### [Task requirements]
Transcribe the material exactly. Images do not belong in the copy.

### [Provided data]
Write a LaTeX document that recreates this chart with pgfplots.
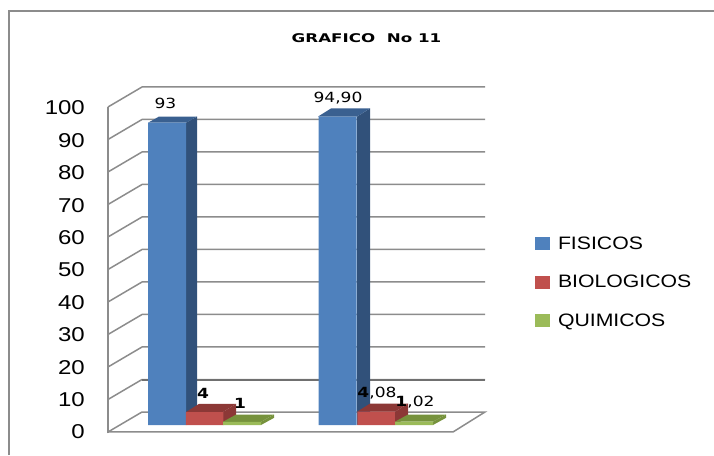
\documentclass[border=0pt]{standalone}
\usepackage{pgfplots}
\pgfplotsset{compat=1.18}
\usepackage{fontspec}
\setmainfont{Liberation Sans}
\newfontfamily\djv{DejaVu Sans}
\definecolor{gridc}{HTML}{8C8C8C}
\definecolor{blueF}{HTML}{4F81BD}
\definecolor{blueS}{HTML}{31517A}
\definecolor{blueT}{HTML}{3A6090}
\definecolor{redF}{HTML}{C0504D}
\definecolor{redS}{HTML}{8C3836}
\definecolor{greenF}{HTML}{9BBB59}
\definecolor{greenS}{HTML}{76923C}
\newcommand{\lab}[1]{{\djv\fontsize{14}{14}\selectfont\scalebox{1.22}[1]{#1}}}
\newcommand{\leg}[1]{\hspace*{6pt}\fontsize{18}{18}\selectfont\scalebox{1.18}[1]{#1}}
\begin{document}
\begin{tikzpicture}
\useasboundingbox (0,0) rectangle (714pt,455pt);
\begin{axis}[
  at={(0,0)}, anchor=south west, scale only axis,
  width=714pt, height=455pt,
  xmin=0, xmax=714, ymin=-9.2308, ymax=130.7692,
  hide axis, clip=false,
  unbounded coords=jump,
  legend image code/.code={\fill[#1] (0pt,-6.5pt) rectangle (15pt,6.5pt);},
  legend cell align=left,
  legend style={at={(axis cs:535,58.6)}, anchor=north west, draw=none, fill=none,
    inner sep=0pt, outer sep=0pt, row sep=20.5pt},
]
% outer frame
\addplot[forget plot, draw=gridc, line width=2pt] coordinates {(9,-9.2308) (9,127.4) (714,127.4)};
% walls: grid lines front -> back -> right
\addplot[forget plot, draw=gridc, line width=1.5pt] table {
108 7.85
142 14
485 14
nan nan
108 17.85
142 24
485 24
nan nan
108 27.85
142 34
485 34
nan nan
108 37.85
142 44
485 44
nan nan
108 47.85
142 54
485 54
nan nan
108 57.85
142 64
485 64
nan nan
108 67.85
142 74
485 74
nan nan
108 77.85
142 84
485 84
nan nan
108 87.85
142 94
485 94
nan nan
108 97.85
142 104
485 104
};
\addplot[forget plot, draw=gridc!80!black, line width=2pt] coordinates {(142,14) (485,14)};
% floor
\addplot[forget plot, draw=gridc, line width=1.5pt] coordinates {(108,-2.15) (142,4) (485,4) (453,-2.15) (108,-2.15)};
% vertical axis
\addplot[forget plot, draw=gridc, line width=2.5pt] coordinates {(108,-2.6) (108,97.85)};

% blue
\addplot[forget plot, fill=blueS, draw=none] coordinates {(186,0) (197,1.9) (197,94.9) (186,93)} --cycle;
\addplot[forget plot, fill=blueT, draw=none] coordinates {(148,93) (159,94.9) (197,94.9) (186,93)} --cycle;
\addplot[forget plot, fill=blueS, draw=none] coordinates {(357,0) (370,2.5) (370,97.4) (357,94.9)} --cycle;
\addplot[forget plot, fill=blueT, draw=none] coordinates {(318,94.9) (331,97.4) (370,97.4) (357,94.9)} --cycle;
\addplot[ybar, bar shift=0pt, bar width=38, fill=blueF, draw=none] coordinates {(167,93) (337.5,94.9)};
\addlegendentry{\leg{FISICOS}}
% red
\addplot[forget plot, fill=redS, draw=none] coordinates {(223,0) (236,2.5) (236,6.5) (223,4)} --cycle;
\addplot[forget plot, fill=redS, draw=none] coordinates {(186,4) (199,6.5) (236,6.5) (223,4)} --cycle;
\addplot[forget plot, fill=redS, draw=none] coordinates {(395,0) (408,2.5) (408,6.58) (395,4.08)} --cycle;
\addplot[forget plot, fill=redS, draw=none] coordinates {(357,4.08) (370,6.58) (408,6.58) (395,4.08)} --cycle;
\addplot[ybar, bar shift=0pt, bar width=37.5, fill=redF, draw=none] coordinates {(204.5,4) (376,4.08)};
\addlegendentry{\leg{BIOLOGICOS}}
% green
\addplot[forget plot, fill=greenS, draw=none] coordinates {(223,1) (236,3.2) (274,3.2) (261,1)} --cycle;
\addplot[forget plot, fill=greenS, draw=none] coordinates {(261,0) (274,2.2) (274,3.2) (261,1)} --cycle;
\addplot[forget plot, fill=greenS, draw=none] coordinates {(395,1.02) (408,3.22) (446,3.22) (433,1.02)} --cycle;
\addplot[forget plot, fill=greenS, draw=none] coordinates {(433,0) (446,2.2) (446,3.22) (433,1.02)} --cycle;
\addplot[ybar, bar shift=0pt, bar width=38, fill=greenF, draw=none] coordinates {(242,1) (414,1.02)};
\addlegendentry{\leg{QUIMICOS}}

% title
\node at (axis cs:366.5,119) {{\djv\bfseries\fontsize{12}{12}\selectfont\scalebox{1.39}[1]{GRAFICO\ \ No 11}}};
% data labels
\node at (axis cs:165.5,98.8) {\lab{93}};
\node at (axis cs:338,100.6) {\lab{94,90}};
\node at (axis cs:203,9.8) {\lab{\textbf{4}}};
\node at (axis cs:240,6.8) {\lab{\textbf{1}}};
\node at (axis cs:377,9.8) {\lab{\textbf{4},08}};
\node at (axis cs:415,7.1) {\lab{\textbf{1},02}};
\end{axis}
\begin{axis}[
  at={(108pt,23pt)}, anchor=south west, scale only axis,
  width=10pt, height=324pt,
  xmin=0, xmax=1, ymin=0, ymax=100,
  axis x line=none, axis y line=left,
  y axis line style={draw=none},
  ytick={0,10,...,100},
  major tick length=0pt,
  yticklabel={\fontsize{20}{20}\selectfont\scalebox{1.2}[1]{\pgfmathprintnumber[assume math mode=true]{\tick}}},
  yticklabel style={anchor=east, xshift=-23pt, inner sep=0pt},
]
\addplot[draw=none, forget plot] coordinates {(0,0) (1,100)};
\end{axis}
\end{tikzpicture}
\end{document}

### [Final answer]
Write a LaTeX document that recreates this chart with pgfplots.
\documentclass[border=0pt]{standalone}
\usepackage{pgfplots}
\pgfplotsset{compat=1.18}
\usepackage{fontspec}
\setmainfont{Liberation Sans}
\newfontfamily\djv{DejaVu Sans}
\definecolor{gridc}{HTML}{8C8C8C}
\definecolor{blueF}{HTML}{4F81BD}
\definecolor{blueS}{HTML}{31517A}
\definecolor{blueT}{HTML}{3A6090}
\definecolor{redF}{HTML}{C0504D}
\definecolor{redS}{HTML}{8C3836}
\definecolor{greenF}{HTML}{9BBB59}
\definecolor{greenS}{HTML}{76923C}
\newcommand{\lab}[1]{{\djv\fontsize{14}{14}\selectfont\scalebox{1.22}[1]{#1}}}
\newcommand{\leg}[1]{\hspace*{6pt}\fontsize{18}{18}\selectfont\scalebox{1.18}[1]{#1}}
\begin{document}
\begin{tikzpicture}
\useasboundingbox (0,0) rectangle (714pt,455pt);
\begin{axis}[
  at={(0,0)}, anchor=south west, scale only axis,
  width=714pt, height=455pt,
  xmin=0, xmax=714, ymin=-9.2308, ymax=130.7692,
  hide axis, clip=false,
  unbounded coords=jump,
  legend image code/.code={\fill[#1] (0pt,-6.5pt) rectangle (15pt,6.5pt);},
  legend cell align=left,
  legend style={at={(axis cs:535,58.6)}, anchor=north west, draw=none, fill=none,
    inner sep=0pt, outer sep=0pt, row sep=20.5pt},
]
% outer frame
\addplot[forget plot, draw=gridc, line width=2pt] coordinates {(9,-9.2308) (9,127.4) (714,127.4)};
% walls: grid lines front -> back -> right
\addplot[forget plot, draw=gridc, line width=1.5pt] table {
108 7.85
142 14
485 14
nan nan
108 17.85
142 24
485 24
nan nan
108 27.85
142 34
485 34
nan nan
108 37.85
142 44
485 44
nan nan
108 47.85
142 54
485 54
nan nan
108 57.85
142 64
485 64
nan nan
108 67.85
142 74
485 74
nan nan
108 77.85
142 84
485 84
nan nan
108 87.85
142 94
485 94
nan nan
108 97.85
142 104
485 104
};
\addplot[forget plot, draw=gridc!80!black, line width=2pt] coordinates {(142,14) (485,14)};
% floor
\addplot[forget plot, draw=gridc, line width=1.5pt] coordinates {(108,-2.15) (142,4) (485,4) (453,-2.15) (108,-2.15)};
% vertical axis
\addplot[forget plot, draw=gridc, line width=2.5pt] coordinates {(108,-2.6) (108,97.85)};

% blue
\addplot[forget plot, fill=blueS, draw=none] coordinates {(186,0) (197,1.9) (197,94.9) (186,93)} --cycle;
\addplot[forget plot, fill=blueT, draw=none] coordinates {(148,93) (159,94.9) (197,94.9) (186,93)} --cycle;
\addplot[forget plot, fill=blueS, draw=none] coordinates {(357,0) (370,2.5) (370,97.4) (357,94.9)} --cycle;
\addplot[forget plot, fill=blueT, draw=none] coordinates {(318,94.9) (331,97.4) (370,97.4) (357,94.9)} --cycle;
\addplot[ybar, bar shift=0pt, bar width=38, fill=blueF, draw=none] coordinates {(167,93) (337.5,94.9)};
\addlegendentry{\leg{FISICOS}}
% red
\addplot[forget plot, fill=redS, draw=none] coordinates {(223,0) (236,2.5) (236,6.5) (223,4)} --cycle;
\addplot[forget plot, fill=redS, draw=none] coordinates {(186,4) (199,6.5) (236,6.5) (223,4)} --cycle;
\addplot[forget plot, fill=redS, draw=none] coordinates {(395,0) (408,2.5) (408,6.58) (395,4.08)} --cycle;
\addplot[forget plot, fill=redS, draw=none] coordinates {(357,4.08) (370,6.58) (408,6.58) (395,4.08)} --cycle;
\addplot[ybar, bar shift=0pt, bar width=37.5, fill=redF, draw=none] coordinates {(204.5,4) (376,4.08)};
\addlegendentry{\leg{BIOLOGICOS}}
% green
\addplot[forget plot, fill=greenS, draw=none] coordinates {(223,1) (236,3.2) (274,3.2) (261,1)} --cycle;
\addplot[forget plot, fill=greenS, draw=none] coordinates {(261,0) (274,2.2) (274,3.2) (261,1)} --cycle;
\addplot[forget plot, fill=greenS, draw=none] coordinates {(395,1.02) (408,3.22) (446,3.22) (433,1.02)} --cycle;
\addplot[forget plot, fill=greenS, draw=none] coordinates {(433,0) (446,2.2) (446,3.22) (433,1.02)} --cycle;
\addplot[ybar, bar shift=0pt, bar width=38, fill=greenF, draw=none] coordinates {(242,1) (414,1.02)};
\addlegendentry{\leg{QUIMICOS}}

% title
\node at (axis cs:366.5,119) {{\djv\bfseries\fontsize{12}{12}\selectfont\scalebox{1.39}[1]{GRAFICO\ \ No 11}}};
% data labels
\node at (axis cs:165.5,98.8) {\lab{93}};
\node at (axis cs:338,100.6) {\lab{94,90}};
\node at (axis cs:203,9.8) {\lab{\textbf{4}}};
\node at (axis cs:240,6.8) {\lab{\textbf{1}}};
\node at (axis cs:377,9.8) {\lab{\textbf{4},08}};
\node at (axis cs:415,7.1) {\lab{\textbf{1},02}};
\end{axis}
\begin{axis}[
  at={(108pt,23pt)}, anchor=south west, scale only axis,
  width=10pt, height=324pt,
  xmin=0, xmax=1, ymin=0, ymax=100,
  axis x line=none, axis y line=left,
  y axis line style={draw=none},
  ytick={0,10,...,100},
  major tick length=0pt,
  yticklabel={\fontsize{20}{20}\selectfont\scalebox{1.2}[1]{\pgfmathprintnumber[assume math mode=true]{\tick}}},
  yticklabel style={anchor=east, xshift=-23pt, inner sep=0pt},
]
\addplot[draw=none, forget plot] coordinates {(0,0) (1,100)};
\end{axis}
\end{tikzpicture}
\end{document}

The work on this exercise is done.